The intent may have been to find files end­ing in .pm that don’t have a cor­re­spond­ing .pod file, but the actu­al behav­ior is replac­ing the .pm suf­fix with .pod, then check­ing whether that file­name exists. If it does­n’t, it’s passed through to @needs_docs; regard­less, @pm_files has had its con­tents modified.

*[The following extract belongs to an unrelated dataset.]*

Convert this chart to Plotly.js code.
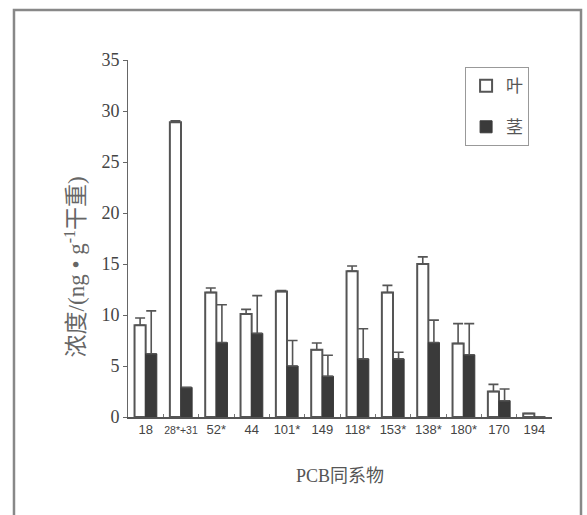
<!DOCTYPE html>
<html>
<head>
<meta charset="utf-8">
<script src="https://cdn.plot.ly/plotly-3.0.1.min.js"></script>
<style>
html,body{margin:0;padding:0;background:#fff;}
#chart{width:587px;height:515px;}
</style>
</head>
<body>
<div id="chart"></div>
<script>
const categories = ["18","28*+31","52*","44","101*","149","118*","153*","138*","180*","170","194"];
const tickLabels = ["18","<span style=\"font-size:10.5px\">28*+31</span>","52*","44","101*","149","118*","153*","138*","180*","170","194"];
const leafValues = [9.0, 28.9, 12.2, 10.1, 12.3, 6.6, 14.3, 12.2, 15.0, 7.2, 2.5, 0.35];
const leafErr    = [0.7, 0.15, 0.45, 0.45, 0.1, 0.65, 0.5, 0.7, 0.7, 1.95, 0.7, 0];
const stemValues = [6.2, 2.9, 7.3, 8.2, 5.0, 4.0, 5.7, 5.7, 7.3, 6.1, 1.6, 0];
const stemErr    = [4.2, 0, 3.7, 3.7, 2.5, 2.05, 2.95, 0.65, 2.2, 3.05, 1.15, 0];
const zeros = categories.map(() => 0);

const serif = "'Liberation Serif', 'Noto Sans CJK SC', serif";
const sans = "'Liberation Sans', Arial, sans-serif";

const traces = [
  {
    type: 'bar', name: '叶', x: categories, y: leafValues,
    marker: {color: '#ffffff', line: {color: '#555555', width: 2}},
    error_y: {type: 'data', symmetric: false, array: leafErr, arrayminus: zeros,
              color: '#555555', thickness: 1.6, width: 5},
    legendgroup: 'a'
  },
  {
    type: 'bar', name: '茎', x: categories, y: stemValues,
    marker: {color: '#3a3a3a', line: {color: '#3a3a3a', width: 1}},
    error_y: {type: 'data', symmetric: false, array: stemErr, arrayminus: zeros,
              color: '#555555', thickness: 1.6, width: 5},
    legendgroup: 'b'
  }
];

const layout = {
  width: 587, height: 515,
  margin: {l: 128, r: 35, t: 60, b: 98},
  paper_bgcolor: '#ffffff', plot_bgcolor: '#ffffff',
  barmode: 'group', bargap: 0.37, bargroupgap: 0,
  showlegend: true,
  legend: {
    x: 0.795, y: 0.98, xanchor: 'left', yanchor: 'top',
    bordercolor: '#999999', borderwidth: 1, bgcolor: '#ffffff',
    font: {family: "'Noto Sans CJK SC', sans-serif", size: 17, color: '#555555'},
    tracegroupgap: 16, traceorder: 'grouped', itemwidth: 30
  },
  xaxis: {
    type: 'category',
    tickmode: 'array', tickvals: categories, ticktext: tickLabels, tickangle: 0,
    showline: true, linecolor: '#555555', linewidth: 1.5,
    ticks: 'inside', tickson: 'boundaries', ticklen: 3, tickcolor: '#777777',
    tickfont: {family: sans, size: 13, color: '#444444'},
    showgrid: false, zeroline: false,
    title: {text: 'PCB同系物', font: {family: serif, size: 18, color: '#555555'}, standoff: 33}
  },
  yaxis: {
    range: [0, 35], dtick: 5,
    showline: true, linecolor: '#666666', linewidth: 1,
    ticks: 'outside', ticklen: 4, tickcolor: '#666666',
    tickfont: {family: serif, size: 18, color: '#444444'},
    showgrid: false, zeroline: false
  },
  annotations: [
    {text: '浓度/(ng • g<sup>-1</sup>干重)', xref: 'paper', yref: 'paper',
     x: -0.125, y: 0.419, xanchor: 'center', yanchor: 'middle', textangle: -90,
     showarrow: false, font: {family: serif, size: 23, color: '#666666'}}
  ],
  shapes: [
    {type: 'path', xref: 'paper', yref: 'paper',
     path: 'M -0.2689,-0.3 L -0.2689,1.1403 L 1.0684,1.1403 L 1.0684,-0.3',
     line: {color: '#888888', width: 2.5}}
  ]
};

Plotly.newPlot('chart', traces, layout, {displayModeBar: false, staticPlot: true});
</script>
</body>
</html>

If you real­ly do need to mod­i­fy a copy of each ele­ment, assign a vari­able with­in your code block like this:

my @needs_docs = grep {
                   my $file = $_;
                   $file =~ s/\.pm$/.pod/;
                   !-e $file
                 } @pm_files;

But at that point you should prob­a­bly refac­tor your multi-​line block as a sep­a­rate function:

my @needs_docs = grep { file_without_docs($_) }
                 @pm_files;

sub file_without_docs {
    my $file = shift;
    $file =~ s/\.pm$/.pod/;
    return !-e $file;
}

In this case of using the sub­sti­tu­tion oper­a­tor s///, you could also do this when using Perl 5.14 or above to get non-​destructive sub­sti­tu­tion:

use v5.14;

my @needs_docs = grep { !-e s/\.pm$/.pod/r }
                 @pm_files;

And if you do need side effects, just use a for or foreach loop; future code main­tain­ers (i.e., you in six months) will thank you.

Taking you higher

map and grep are exam­ples of higher-​order func­tions, since they take a func­tion (in the form of a code block) as an argu­ment. So con­grat­u­la­tions, you just sig­nif­i­cant­ly lev­eled up your knowl­edge of Perl and com­put­er sci­ence. If you’re inter­est­ed in more such pro­gram­ming tech­niques, I rec­om­mend Mark Jason Dominus’ Higher Order Perl (2005), avail­able for free online.